A few weeks ago, it was revealed that Mark Wahlberg made $1.5 million for reshoots on All The Money In The World while Michelle Williams got per diem. His initial salary for the film was $5 million and she was paid $650K. Eventually he and WME, the talent agency that represents both Mark and Michelle, donated his reshoot fee to Time’s Up. 

Mark was interviewed recently by ET and spoke about the situation for the first time, calling it “awkward”. Click here to see the video (it auto-plays sound so heads-up if you're at work).

I love how, at the end there, he had to throw in the detail about “taking a substantial pay cut” to work with Ridley Scott. WHAT A TRUE ARTIST. But here’s the part I want to unpack:

"It's not me who decides who gets paid what. Your value's based on what the marketplace dictates, and with that particular situation, it was very awkward." 

He’s not wrong about the marketplace. It’s always been a men-first marketplace. This is the sexism. Since sexism is what’s been established as the status quo, of course the marketplace is going to dictate that men, white men, are prioritised while women and people of colour are not paid – and treated – equally. 
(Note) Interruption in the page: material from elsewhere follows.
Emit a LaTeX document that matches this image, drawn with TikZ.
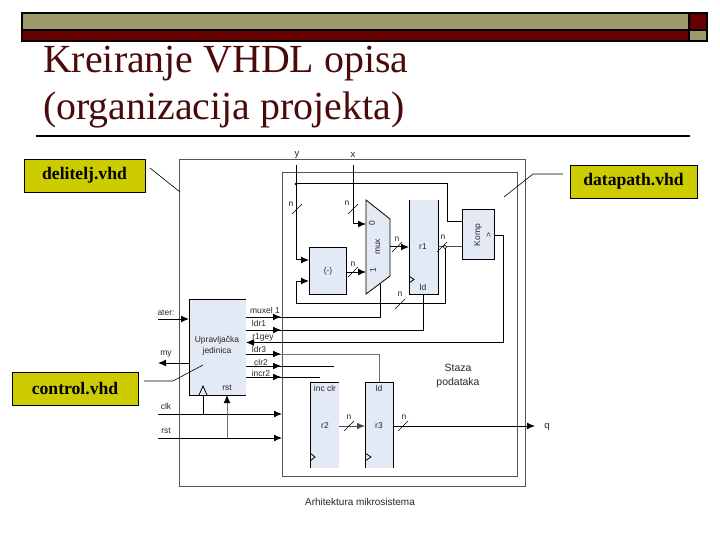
\documentclass[tikz,border=0pt]{standalone}
\usepackage{fontspec}
\setmainfont{Liberation Serif}
\newfontfamily\diafont{Liberation Sans}
\usetikzlibrary{arrows.meta}
\definecolor{olivebar}{HTML}{9C9A6A}
\definecolor{maroonbar}{HTML}{660000}
\definecolor{titlecol}{HTML}{4A0A0A}
\definecolor{blockblue}{HTML}{E4EAF5}
\definecolor{callout}{HTML}{CCCC00}
\definecolor{framegray}{HTML}{555555}
\tikzset{x=1bp,y=-1bp,
 bar/.style={draw=black,line width=1.4bp},
 calloutbox/.style={draw=black,line width=0.9bp,fill=callout,minimum width=#1,minimum height=33bp,inner sep=0pt,font=\fontsize{17.7}{19}\selectfont\bfseries,text=black},
 leader/.style={draw=black,line width=0.6bp},
 block/.style={fill=blockblue,draw=black,line width=0.8bp},
 lab/.style={font=\diafont\fontsize{8.5}{10}\selectfont,inner sep=0pt,text=black!85},
 wire/.style={draw=black,line width=1bp},
 sig/.style={wire,-{Latex[length=8bp,width=7bp]}},
 grayw/.style={draw=black!55,line width=1bp},
 slashmark/.style={draw=black,line width=0.6bp},
 dotj/.style={circle,fill=black,inner sep=0pt,minimum size=3bp},
 frame/.style={draw=framegray,line width=1bp},
}
\newcommand{\busn}[3]{\draw[slashmark] (#1-5,#2+5)--(#1+5,#2-5); \node[lab] at #3 {n};}
\begin{document}
\begin{tikzpicture}
\useasboundingbox (0,0) rectangle (720,540);
\fill[white] (0,0) rectangle (720,540);
% header
\node[anchor=base west,inner sep=0pt,text=titlecol,font=\fontsize{40}{44}\selectfont] (t1) at (43,73) {Kreiranje VHDL opisa};
\node[anchor=base west,inner sep=0pt,text=titlecol,font=\fontsize{40}{44}\selectfont] (t2) at (43,120) {(organizacija projekta)};
\filldraw[bar,fill=olivebar] (22,13) rectangle (689,30);
\filldraw[bar,fill=maroonbar] (22,30) rectangle (689,41);
\filldraw[bar,fill=maroonbar] (689,13) rectangle (707,30);
\filldraw[bar,fill=olivebar] (689,30) rectangle (707,41);
\coordinate (ruleL) at (36,136); \coordinate (ruleR) at (690,136);
\draw[black,line width=1.3bp] (ruleL)--(ruleR);
% frames
\draw[frame] (179,160) rectangle (525,486);
\draw[frame] (282,173) rectangle (517,476);
% blocks
\fill[blockblue] (309,247) rectangle (346,294);
\draw[wire,line width=0.8bp] (309,247) rectangle (346,294);
\node[lab] (minus) at (328,271) {(-)};
\coordinate (minusW1) at (309,260); \coordinate (minusW2) at (309,281); \coordinate (minusE) at (346,272);
\filldraw[block] (366,200)--(390,219)--(390,276)--(366,294)--cycle;
\node[lab,rotate=90] (muxl) at (378,247) {mux};
\node[lab,rotate=90] (mux0) at (372,223) {0};
\node[lab,rotate=90] (mux1) at (373,270) {1};
\coordinate (mux0W) at (366,224); \coordinate (mux1W) at (366,272); \coordinate (muxE) at (390,247); \coordinate (muxS) at (380,284);
\fill[blockblue] (409,200) rectangle (438,294);
\draw[wire,line width=0.8bp] (409,200)--(409,294)--(438,294)--(438,200);
\node[lab] (r1) at (423,247) {r1};
\node[lab] (r1ld) at (423,287) {ld};
\draw[wire,line width=0.8bp] (409,276)--(414,279.5)--(409,283);
\coordinate (r1W) at (409,247); \coordinate (r1E) at (438,247); \coordinate (r1S) at (423,294);
\filldraw[block,fill=blockblue] (462,209) rectangle (494,259);
\node[lab,rotate=90] (komp) at (478,235) {Komp};
\node[lab,rotate=90] (kompgt) at (489,235) {>};
\coordinate (kompW1) at (462,222); \coordinate (kompW2) at (462,247); \coordinate (kompE) at (494,236);
% control
\fill[blockblue] (189,299) rectangle (246,395);
\draw[wire,line width=0.8bp] (246,299)--(189,299)--(189,395)--(246,395);
\node[lab,align=center,font=\diafont\fontsize{8.5}{11}\selectfont] (ctrl) at (217,346) {Upravljačka\\jedinica};
\node[lab] (crst) at (227,388) {rst};
\draw[wire,line width=0.8bp] (199,395)--(203,386)--(207,395);
% r2 r3
\fill[blockblue] (310,382) rectangle (339,468);
\draw[wire,line width=0.8bp] (339,382)--(310,382)--(310,468);
\node[lab] (incclr) at (325,388) {inc clr};
\node[lab] (r2) at (325,426) {r2};
\draw[wire,line width=0.8bp] (310,453)--(315,457)--(310,461);
\fill[blockblue] (365,382) rectangle (393,468);
\draw[wire,line width=0.8bp] (365,468)--(365,382)--(393,382)--(393,468);
\node[lab] (r3ld) at (379,388) {ld};
\node[lab] (r3) at (379,426) {r3};
\draw[wire,line width=0.8bp] (365,453)--(371,457)--(365,461);
\coordinate (r2E) at (339,426); \coordinate (r3W) at (365,426); \coordinate (r3E) at (393,426); \coordinate (r3N) at (379,382);
% inputs
\coordinate (yIn) at (296,165); \coordinate (xIn) at (353,165);
\coordinate (yJ) at (296,184); \coordinate (r1J) at (445,247);
\node[lab,font=\diafont\fontsize{9.5}{11}\selectfont] (ylab) at (297,155) {y};
\node[lab,font=\diafont\fontsize{9.5}{11}\selectfont] (xlab) at (353,155) {x};
\draw[sig] (yIn)--(296,260)--(minusW1);
\draw[wire] (yJ)--(447,184)--(447,222)--(kompW1);
\draw[sig] (xIn)--(353,224)--(mux0W);
\draw[sig] (minusE)--(mux1W);
\draw[sig] (muxE)--(r1W);
\draw[wire,black!70] (r1E)--(kompW2);
\draw[sig] (r1J)--(445,303)--(296,303)--(296,281)--(minusW2);
\node[dotj] (yd) at (yJ) {};
\node[draw=black,fill=white,circle,inner sep=0pt,minimum size=3.5bp,line width=0.5bp] (r1d) at (r1J) {};
\busn{297}{209}{(291,204)}
\busn{353}{209}{(347,203)}
\busn{353}{272}{(353,264)}
\busn{397}{247}{(397,239)}
\busn{442}{247}{(443,237)}
\busn{400}{304}{(400,294)}
% control signals
\coordinate (cE1) at (246,317); \coordinate (cE2) at (246,330); \coordinate (cE3) at (246,342.5); \coordinate (cE4) at (246,354); \coordinate (cE5) at (246,366); \coordinate (cE6) at (246,377);
\draw[wire] (cE1)--(380,317)--(muxS);
\draw[sig] (cE1)--(281,317);
\draw[wire] (cE2)--(423,330)--(r1S);
\draw[sig] (cE2)--(281,330);
\draw[wire] (kompE)--(503,236)--(503,342.5)--(251,342.5);
\draw[sig] (262,342.5)--(cE3);
\draw[grayw] (cE4)--(379,354)--(r3N);
\draw[sig] (cE4)--(281,354);
\draw[wire] (cE5)--(334,366);
\draw[sig] (cE5)--(281,366);
\draw[wire] (cE6)--(320,377);
\draw[sig] (cE6)--(281,377);
\node[lab] (l1) at (265,310) {muxel 1};
\node[lab] (l2) at (259,323) {ldr1};
\node[lab] (l3) at (263,337) {r1gey};
\node[lab] (l4) at (259,349) {ldr3};
\node[lab] (l5) at (261,362) {clr2};
\node[lab] (l6) at (261,373) {incr2};
% left signals
\coordinate (aterIn) at (158,319); \coordinate (ctrlW1) at (189,319);
\coordinate (ctrlW2) at (189,363); \coordinate (myOut) at (158,363);
\coordinate (clkIn) at (158,414); \coordinate (clkEnd) at (282,414);
\coordinate (rstIn) at (158,438); \coordinate (rstEnd) at (282,438);
\draw[sig] (aterIn)--(ctrlW1);
\draw[sig] (ctrlW2)--(myOut);
\draw[sig] (clkIn)--(clkEnd);
\draw[sig] (rstIn)--(rstEnd);
\draw[wire] (203,414)--(203,395);
\draw[grayw,-{Latex[length=8bp,width=7bp,black]}] (227,438)--(227,395);
\node[lab] (ater) at (166,313) {ater:};
\node[lab] (my) at (166,354) {my};
\node[lab] (clk) at (166,406) {clk};
\node[lab] (rst) at (166,431) {rst};
% outputs
\coordinate (qEnd) at (535,426);
\draw[sig,black!70] (r2E)--(r3W);
\draw[sig] (r3E)--(qEnd);
\node[lab,font=\diafont\fontsize{9.5}{11}\selectfont] (q) at (547,427) {q};
\busn{349}{426}{(349,417)}
\busn{403}{426}{(404,417)}
\node[lab,align=center,font=\diafont\fontsize{10.5}{14}\selectfont] (staza) at (458,376) {Staza\\podataka};
\node[lab,font=\diafont\fontsize{10}{12}\selectfont] (arh) at (360,502) {Arhitektura mikrosistema};
% callouts
\node[calloutbox=121bp] (del) at (84.5,175.5) {delitelj.vhd};
\node[calloutbox=127bp] (dat) at (633.5,181.5) {datapath.vhd};
\node[calloutbox=126bp] (con) at (75,388.5) {control.vhd};
\coordinate (delA) at (150,168); \coordinate (delB) at (180,192);
\coordinate (datA) at (563,174); \coordinate (datB) at (533,174); \coordinate (datC) at (504,197);
\coordinate (conA) at (144,381); \coordinate (conB) at (173,381); \coordinate (conC) at (203,365);
\draw[leader] (delA)--(delB);
\draw[leader] (datA)--(datB)--(datC);
\draw[leader] (conA)--(conB)--(conC);
\end{tikzpicture}
\end{document}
This is exactly what Time’s Up and the push for equality, in all industries, is confronting: the marketplace, a marketplace that is the result of a status quo that advantages, time and again, people like Mark Wahlberg. He talks about the marketplace like he has nothing to do with it. When, really, he has everything to do with it. Or he could. Marky Mark started out in the Funky Bunch and became a Hollywood mogul. He produces all kinds of lucrative projects. Mark Wahlberg is well-positioned to confront the inequities in the marketplace to change who it benefits and how. Casually talking about the marketplace like it’s not up to him is at best ignorant and at worst disingenuous. Because for Time’s Up to work, everyone has to participate. It’s not enough to put on a Time’s Up pin. The whole point of the initiative is to support projects and talent that have not had the same opportunities. And I’m not sure that making a donation after a public outcry counts. When you think of a “Mark Wahlberg project”, what do those stories look like? How many women are in those stories? What is the diversity in front of and behind the camera? Two years ago Ryan Murphy pledged that, going forward, his aim for all his projects is to see inclusion across the board. One year after the announcement, “Ryan Murphy's Half Foundation has succeeded in its plans to see, as its title would suggest, more than half of the prolific showrunner's TV programming be directed by women. Ahead of its time in front of reporters Wednesday at the Television Critics Association's summer press tour, FX unveiled a look at the strides that the Half Foundation has made in its first year. Of Murphy's slate, 60 percent of shows have women directors and 94 percent meet the minority requirement”. Five years from now, are we going to be talking about Mark Wahlberg like we talk about Ryan Murphy? 

What Ryan Murphy has been doing WILL change the marketplace. Because it increases the value of a different set of stories told by a new class of storytellers. The marketplace is flawed. Shrugging at it, like it’s a fixed entity, the way Mark Wahlberg did, doesn’t change sh-t.